**DIRECTIVE:** Write out the listing below exactly, and omit any images you find in it.

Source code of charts
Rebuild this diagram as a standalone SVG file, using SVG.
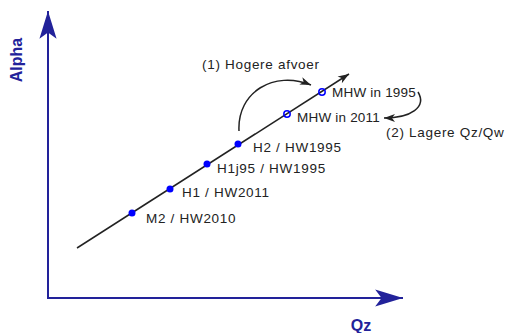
<svg xmlns="http://www.w3.org/2000/svg" width="517" height="333" viewBox="0 0 517 333">
<style>
.axis{stroke:#22229a;stroke-width:2;fill:none}
.axlab{font-family:"Liberation Sans","DejaVu Sans",sans-serif;font-size:16px;fill:#22229a;font-weight:bold}
.lbl{font-family:"Liberation Sans","DejaVu Sans",sans-serif;font-size:13.5px;fill:#222;letter-spacing:0.7px}
.tight{letter-spacing:0.2px}
.curve{stroke:#222;stroke-width:1.5;fill:none}
.pt{fill:#0000ff}
.opt{fill:none;stroke:#0000ff;stroke-width:1.5}
</style>
<defs>
<marker id="bigArrow" markerUnits="userSpaceOnUse" markerWidth="30" markerHeight="20" viewBox="-26 -9 28 18" refX="0" refY="0" orient="auto">
<path d="M0,0 L-26,-8 L-20,0 L-26,8 Z" fill="#22229a"/>
</marker>
<marker id="smallArrow" markerUnits="userSpaceOnUse" markerWidth="14" markerHeight="10" viewBox="-12 -5 13 10" refX="0" refY="0" orient="auto">
<path d="M0,0 L-11,-4 L-8,0 L-11,4 Z" fill="#222"/>
</marker>
</defs>
<g id="axes">
<path class="axis" d="M48,298 L48,11" marker-end="url(#bigArrow)"/>
<path class="axis" d="M47,298 L403,298" marker-end="url(#bigArrow)"/>
<text class="axlab" transform="translate(22,60) rotate(-90)" text-anchor="middle">Alpha</text>
<text class="axlab" x="361" y="331" text-anchor="middle">Qz</text>
</g>
<g id="connectors">
<path class="curve" d="M77,248 L349,74" marker-end="url(#smallArrow)"/>
<path class="curve" d="M239,131 C237,92 274,70 311,85" marker-end="url(#smallArrow)"/>
<path class="curve" d="M418,92 C427,107 411,118 384,118" marker-end="url(#smallArrow)"/>
</g>
<g id="M2"><circle class="pt" cx="132" cy="213" r="3.5"/><text class="lbl" x="146" y="223">M2 / HW2010</text></g>
<g id="H1"><circle class="pt" cx="170" cy="189" r="3.5"/><text class="lbl" x="182" y="197">H1 / HW2011</text></g>
<g id="H1j95"><circle class="pt" cx="207" cy="164" r="3.5"/><text class="lbl" x="217" y="173">H1j95 / HW1995</text></g>
<g id="H2"><circle class="pt" cx="238" cy="144" r="3.5"/><text class="lbl" x="253" y="152">H2 / HW1995</text></g>
<g id="MHW2011"><circle class="opt" cx="287" cy="114" r="3.2"/><text class="lbl tight" x="297" y="122">MHW in 2011</text></g>
<g id="MHW1995"><circle class="opt" cx="322" cy="92" r="3.2"/><text class="lbl tight" x="332" y="97">MHW in 1995</text></g>
<g id="labels">
<text class="lbl" x="202" y="69">(1) Hogere afvoer</text>
<text class="lbl" x="386" y="137">(2) Lagere Qz/Qw</text>
</g>
</svg>
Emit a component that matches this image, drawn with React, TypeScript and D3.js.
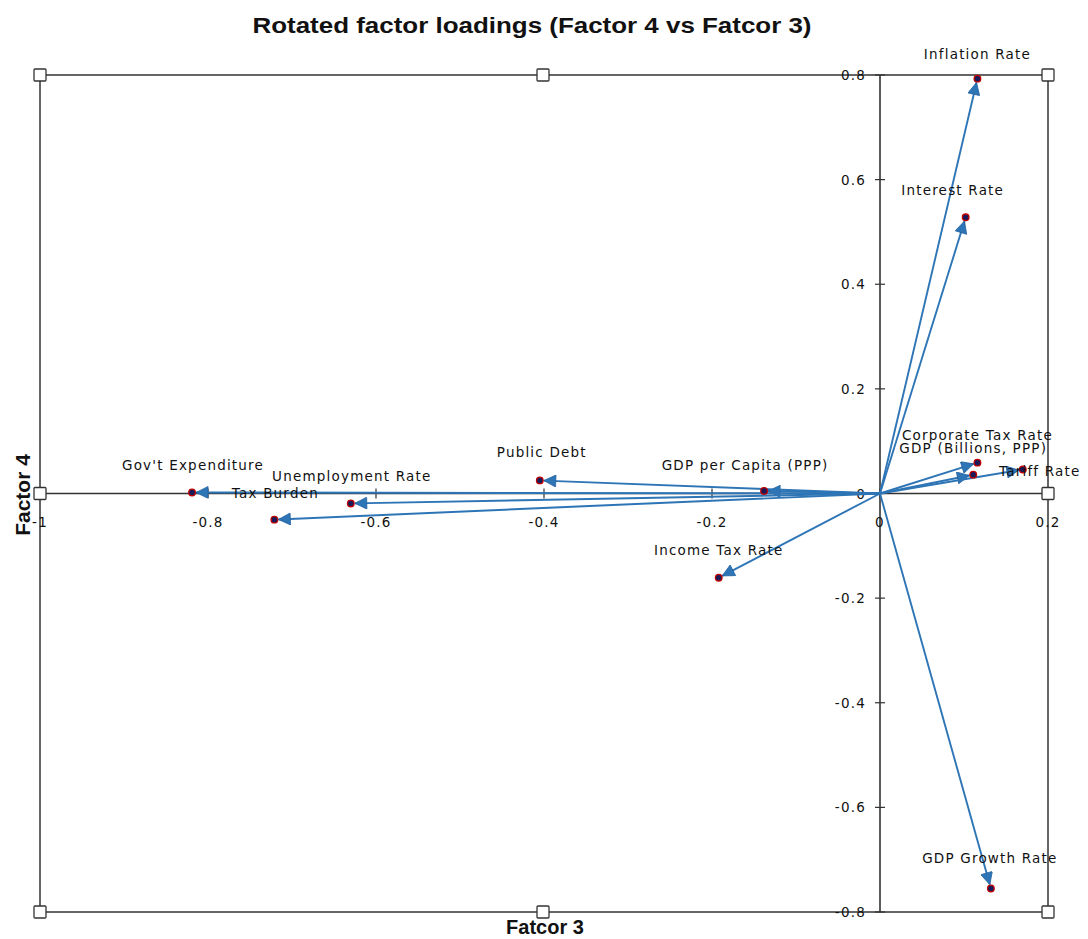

**WRITTEN ANSWER:**
Rebuild this diagram as a standalone SVG file, using SVG.
<svg xmlns="http://www.w3.org/2000/svg" width="517" height="333" viewBox="0 0 517 333">
<style>
.axis{stroke:#22229a;stroke-width:2;fill:none}
.axlab{font-family:"Liberation Sans","DejaVu Sans",sans-serif;font-size:16px;fill:#22229a;font-weight:bold}
.lbl{font-family:"Liberation Sans","DejaVu Sans",sans-serif;font-size:13.5px;fill:#222;letter-spacing:0.7px}
.tight{letter-spacing:0.2px}
.curve{stroke:#222;stroke-width:1.5;fill:none}
.pt{fill:#0000ff}
.opt{fill:none;stroke:#0000ff;stroke-width:1.5}
</style>
<defs>
<marker id="bigArrow" markerUnits="userSpaceOnUse" markerWidth="30" markerHeight="20" viewBox="-26 -9 28 18" refX="0" refY="0" orient="auto">
<path d="M0,0 L-26,-8 L-20,0 L-26,8 Z" fill="#22229a"/>
</marker>
<marker id="smallArrow" markerUnits="userSpaceOnUse" markerWidth="14" markerHeight="10" viewBox="-12 -5 13 10" refX="0" refY="0" orient="auto">
<path d="M0,0 L-11,-4 L-8,0 L-11,4 Z" fill="#222"/>
</marker>
</defs>
<g id="axes">
<path class="axis" d="M48,298 L48,11" marker-end="url(#bigArrow)"/>
<path class="axis" d="M47,298 L403,298" marker-end="url(#bigArrow)"/>
<text class="axlab" transform="translate(22,60) rotate(-90)" text-anchor="middle">Alpha</text>
<text class="axlab" x="361" y="331" text-anchor="middle">Qz</text>
</g>
<g id="connectors">
<path class="curve" d="M77,248 L349,74" marker-end="url(#smallArrow)"/>
<path class="curve" d="M239,131 C237,92 274,70 311,85" marker-end="url(#smallArrow)"/>
<path class="curve" d="M418,92 C427,107 411,118 384,118" marker-end="url(#smallArrow)"/>
</g>
<g id="M2"><circle class="pt" cx="132" cy="213" r="3.5"/><text class="lbl" x="146" y="223">M2 / HW2010</text></g>
<g id="H1"><circle class="pt" cx="170" cy="189" r="3.5"/><text class="lbl" x="182" y="197">H1 / HW2011</text></g>
<g id="H1j95"><circle class="pt" cx="207" cy="164" r="3.5"/><text class="lbl" x="217" y="173">H1j95 / HW1995</text></g>
<g id="H2"><circle class="pt" cx="238" cy="144" r="3.5"/><text class="lbl" x="253" y="152">H2 / HW1995</text></g>
<g id="MHW2011"><circle class="opt" cx="287" cy="114" r="3.2"/><text class="lbl tight" x="297" y="122">MHW in 2011</text></g>
<g id="MHW1995"><circle class="opt" cx="322" cy="92" r="3.2"/><text class="lbl tight" x="332" y="97">MHW in 1995</text></g>
<g id="labels">
<text class="lbl" x="202" y="69">(1) Hogere afvoer</text>
<text class="lbl" x="386" y="137">(2) Lagere Qz/Qw</text>
</g>
</svg>
Emit a component that matches this image, drawn with React, TypeScript and D3.js.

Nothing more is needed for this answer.